Main Title: Roy Grounds House and apartments, Hill Street, Toorak [photographic record]
Author:
Imprint: Victoria: Grounds, Romberg and Boyd with Heritage Alliance, 2009
Collation: 33 cm 1 portfolio, 1 plan, 2 b&w proof sheets and negatives, 5 photos (20 x 25 cm),
Subject: Grounds, Roy Burman, 1905-1981
Roy Grounds House, Toorak
Houses, residential buildings etc
Pictorial works
Heritage and conservation
Toorak (Vic.) (Wurundjeri Woi Wurrung Country)
Notes:
The Roy Grounds house and flats at 24 Hill Street, Toorak consists of a residence with a string of four investment units behind. Noted architect Roy Grounds (later Sir Roy) designed the front house as a home for himself and his wife Betty. The plan of the house, a perfect square with a circular courtyard at its centre, is a striking essay in pure geometry, a hallmark of Ground's work during the 1950s. With only highlight windows on the external walls, all of the rooms focus on the internal courtyard, creating an inward looking, almost eastern character. This oriental influence continues to the external design, with strong solid walls, topped by projecting eaves floating above the highlight windows, and a single central large door with oversized knocker. The original planting of the courtyard with persimmon and bamboo also displays an eastern influence.

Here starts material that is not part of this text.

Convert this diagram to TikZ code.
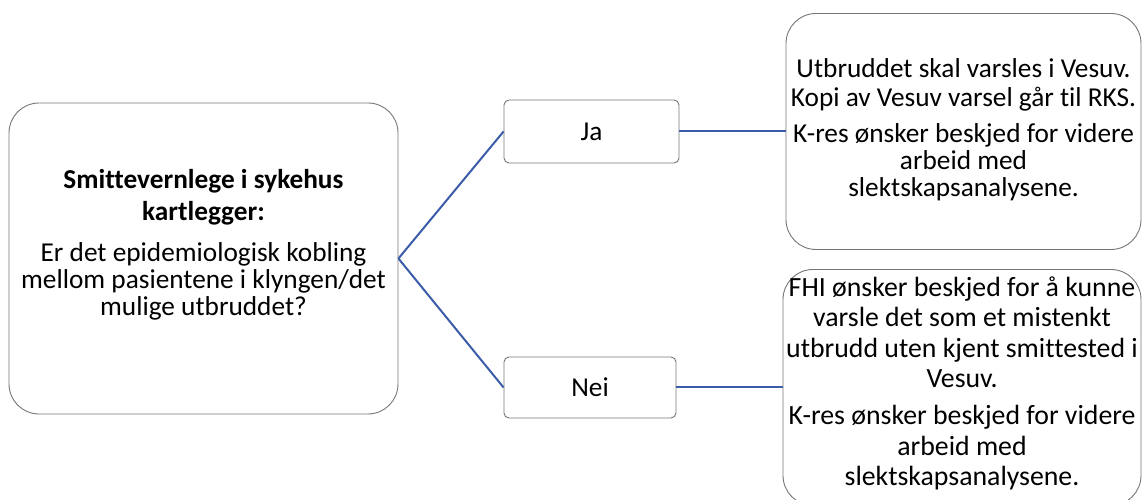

The three flats to the rear sequentially step back from the main house to allow undercover carparking. While they do not have the geometry or oriental repose of the main house, they include distinctive features such as the angled carpark walls, small slatted balconies, and a double height main space, with a tall window wall facing the side courtyard gardens.

The Grounds house was one of a number of experiments in developing architecture from pure geometry designed by Roy Grounds, an approach he began in the late 1930s. His other most famous remaining examples are the circular Henty House in Frankston, and the domed Academy of Sciences in Canberra. He was the foremost exponent of the approach in the post war period in Victoria, but it was also adopted by some of his contemporaries. The house in Toorak was widely praised at the time, and won the Victorian Architecture Medal of 1954. (On my doorstep).